Begin
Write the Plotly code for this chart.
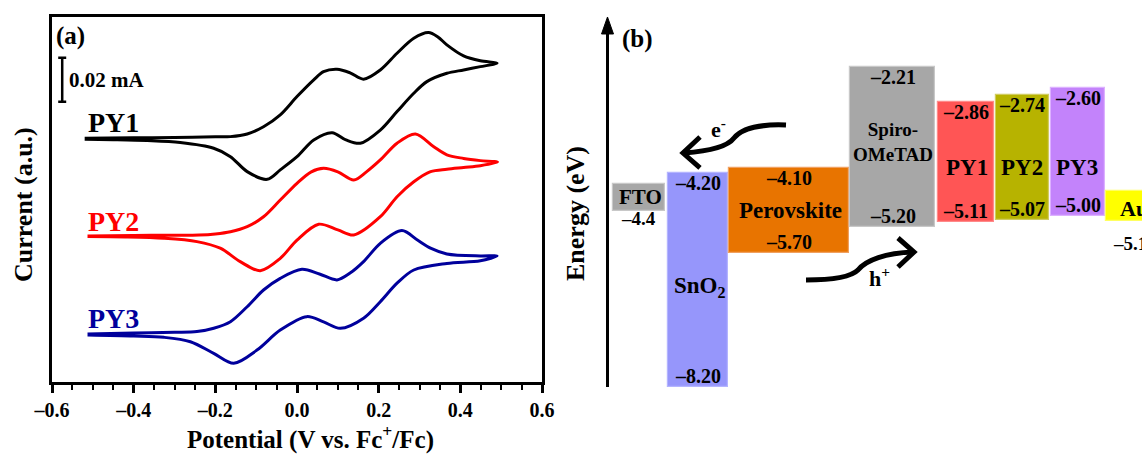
End
Begin
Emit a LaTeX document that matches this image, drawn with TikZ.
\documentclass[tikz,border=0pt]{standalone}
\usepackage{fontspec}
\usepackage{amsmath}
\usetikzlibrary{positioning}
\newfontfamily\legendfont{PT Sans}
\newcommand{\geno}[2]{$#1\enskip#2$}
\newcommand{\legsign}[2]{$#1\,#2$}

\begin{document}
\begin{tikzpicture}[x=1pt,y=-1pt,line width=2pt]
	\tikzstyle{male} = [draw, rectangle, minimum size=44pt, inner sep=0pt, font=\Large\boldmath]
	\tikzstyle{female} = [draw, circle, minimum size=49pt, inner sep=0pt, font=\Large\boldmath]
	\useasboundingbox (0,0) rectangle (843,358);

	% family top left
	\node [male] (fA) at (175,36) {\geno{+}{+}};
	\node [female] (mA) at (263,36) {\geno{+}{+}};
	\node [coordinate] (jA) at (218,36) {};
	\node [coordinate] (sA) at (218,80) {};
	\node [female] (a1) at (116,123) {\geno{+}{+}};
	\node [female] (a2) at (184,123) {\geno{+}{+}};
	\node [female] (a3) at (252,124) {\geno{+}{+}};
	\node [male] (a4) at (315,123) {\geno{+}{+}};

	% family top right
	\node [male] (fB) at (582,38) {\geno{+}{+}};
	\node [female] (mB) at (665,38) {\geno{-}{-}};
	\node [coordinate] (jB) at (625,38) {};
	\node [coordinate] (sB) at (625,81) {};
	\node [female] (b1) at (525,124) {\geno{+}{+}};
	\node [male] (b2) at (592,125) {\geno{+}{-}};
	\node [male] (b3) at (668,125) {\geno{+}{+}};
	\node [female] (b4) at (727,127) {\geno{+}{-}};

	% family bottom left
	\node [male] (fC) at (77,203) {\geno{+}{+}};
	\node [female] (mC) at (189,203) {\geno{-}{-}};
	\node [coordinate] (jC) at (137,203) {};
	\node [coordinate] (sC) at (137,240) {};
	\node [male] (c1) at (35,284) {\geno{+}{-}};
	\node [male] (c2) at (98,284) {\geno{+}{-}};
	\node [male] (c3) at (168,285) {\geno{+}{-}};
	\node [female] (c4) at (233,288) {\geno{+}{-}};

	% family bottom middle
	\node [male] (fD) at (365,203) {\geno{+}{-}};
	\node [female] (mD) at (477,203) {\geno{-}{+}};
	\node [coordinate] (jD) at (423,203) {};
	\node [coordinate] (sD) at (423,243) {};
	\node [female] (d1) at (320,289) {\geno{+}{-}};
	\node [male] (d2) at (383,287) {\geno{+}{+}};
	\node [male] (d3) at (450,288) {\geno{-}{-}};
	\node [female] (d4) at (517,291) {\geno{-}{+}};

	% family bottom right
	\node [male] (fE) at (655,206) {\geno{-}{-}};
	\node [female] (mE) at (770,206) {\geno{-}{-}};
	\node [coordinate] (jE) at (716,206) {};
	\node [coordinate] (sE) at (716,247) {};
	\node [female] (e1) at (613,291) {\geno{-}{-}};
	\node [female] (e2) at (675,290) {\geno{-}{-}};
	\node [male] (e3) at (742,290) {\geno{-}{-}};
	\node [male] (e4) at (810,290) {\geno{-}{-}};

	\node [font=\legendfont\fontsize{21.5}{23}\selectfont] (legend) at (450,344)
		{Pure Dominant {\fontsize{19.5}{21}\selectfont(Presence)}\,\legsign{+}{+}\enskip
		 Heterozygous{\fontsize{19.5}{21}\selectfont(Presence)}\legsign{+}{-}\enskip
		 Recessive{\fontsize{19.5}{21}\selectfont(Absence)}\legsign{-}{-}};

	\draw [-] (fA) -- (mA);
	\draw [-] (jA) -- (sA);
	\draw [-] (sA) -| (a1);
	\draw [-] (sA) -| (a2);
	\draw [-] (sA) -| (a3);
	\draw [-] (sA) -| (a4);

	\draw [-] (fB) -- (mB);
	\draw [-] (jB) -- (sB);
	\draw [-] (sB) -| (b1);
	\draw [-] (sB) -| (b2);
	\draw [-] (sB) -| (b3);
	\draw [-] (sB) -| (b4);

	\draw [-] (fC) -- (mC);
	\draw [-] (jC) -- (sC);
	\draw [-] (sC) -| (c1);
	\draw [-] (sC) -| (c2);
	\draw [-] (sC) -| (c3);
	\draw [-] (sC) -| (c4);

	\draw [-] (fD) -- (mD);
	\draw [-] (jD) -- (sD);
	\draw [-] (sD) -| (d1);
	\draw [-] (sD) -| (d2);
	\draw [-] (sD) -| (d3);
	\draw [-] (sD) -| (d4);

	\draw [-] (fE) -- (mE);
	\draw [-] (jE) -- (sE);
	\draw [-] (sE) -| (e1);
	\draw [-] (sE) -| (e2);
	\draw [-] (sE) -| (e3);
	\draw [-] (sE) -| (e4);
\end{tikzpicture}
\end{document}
End
- [PROBLEM] Find the lines with the string "this" and reproduce them.

- [TASK ANSWER]
Write the Plotly code for this chart.
Emit a LaTeX document that matches this image, drawn with TikZ.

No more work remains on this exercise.